## START SUPPLIED ENTRIES

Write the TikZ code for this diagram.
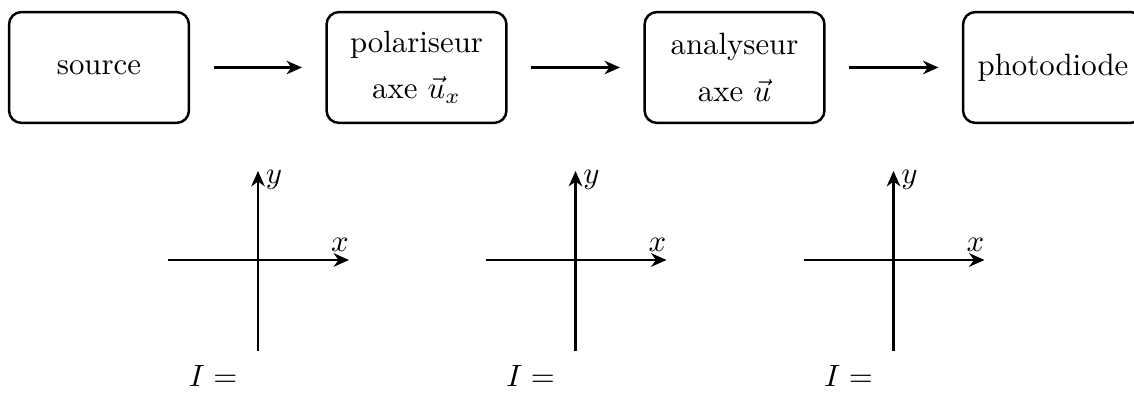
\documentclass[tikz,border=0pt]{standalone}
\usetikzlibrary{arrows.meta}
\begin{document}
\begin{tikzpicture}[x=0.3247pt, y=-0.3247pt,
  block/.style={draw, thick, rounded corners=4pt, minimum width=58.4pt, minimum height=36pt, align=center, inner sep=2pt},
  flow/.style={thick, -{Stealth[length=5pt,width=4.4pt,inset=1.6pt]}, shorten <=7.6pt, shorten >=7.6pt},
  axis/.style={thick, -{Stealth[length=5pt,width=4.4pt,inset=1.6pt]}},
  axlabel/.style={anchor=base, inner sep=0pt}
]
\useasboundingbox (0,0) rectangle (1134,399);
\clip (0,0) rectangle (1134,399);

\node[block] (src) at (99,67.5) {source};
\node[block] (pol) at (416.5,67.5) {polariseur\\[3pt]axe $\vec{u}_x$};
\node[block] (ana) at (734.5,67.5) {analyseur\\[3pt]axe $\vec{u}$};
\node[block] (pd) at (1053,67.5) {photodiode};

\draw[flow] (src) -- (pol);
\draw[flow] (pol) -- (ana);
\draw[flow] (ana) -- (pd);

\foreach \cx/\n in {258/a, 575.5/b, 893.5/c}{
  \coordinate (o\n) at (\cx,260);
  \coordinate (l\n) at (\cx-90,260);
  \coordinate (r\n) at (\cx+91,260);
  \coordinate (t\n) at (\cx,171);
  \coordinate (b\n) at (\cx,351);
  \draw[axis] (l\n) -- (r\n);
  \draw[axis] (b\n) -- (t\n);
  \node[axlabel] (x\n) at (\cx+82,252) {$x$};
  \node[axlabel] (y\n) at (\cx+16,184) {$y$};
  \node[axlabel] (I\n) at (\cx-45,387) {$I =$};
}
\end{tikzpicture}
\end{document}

## END SUPPLIED ENTRIES
## START SUPPLIED ENTRIES

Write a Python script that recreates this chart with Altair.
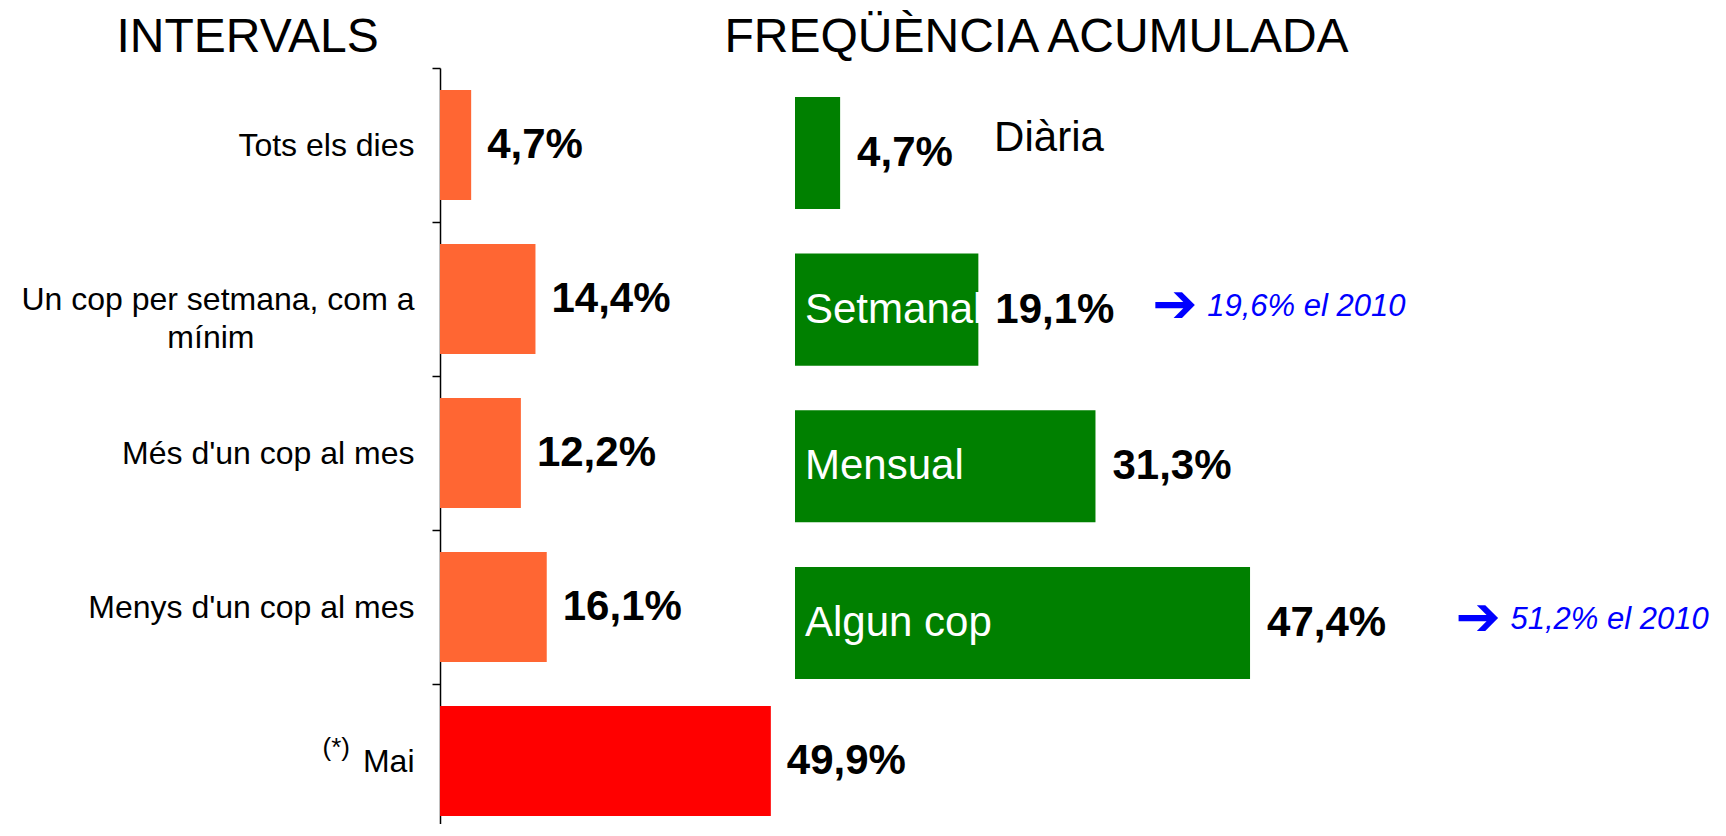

## END SUPPLIED ENTRIES

= WORK TO COMPLETE =
Copy out the lines that hold "Write".

= THE ANSWER =
Write the TikZ code for this diagram.
Write a Python script that recreates this chart with Altair.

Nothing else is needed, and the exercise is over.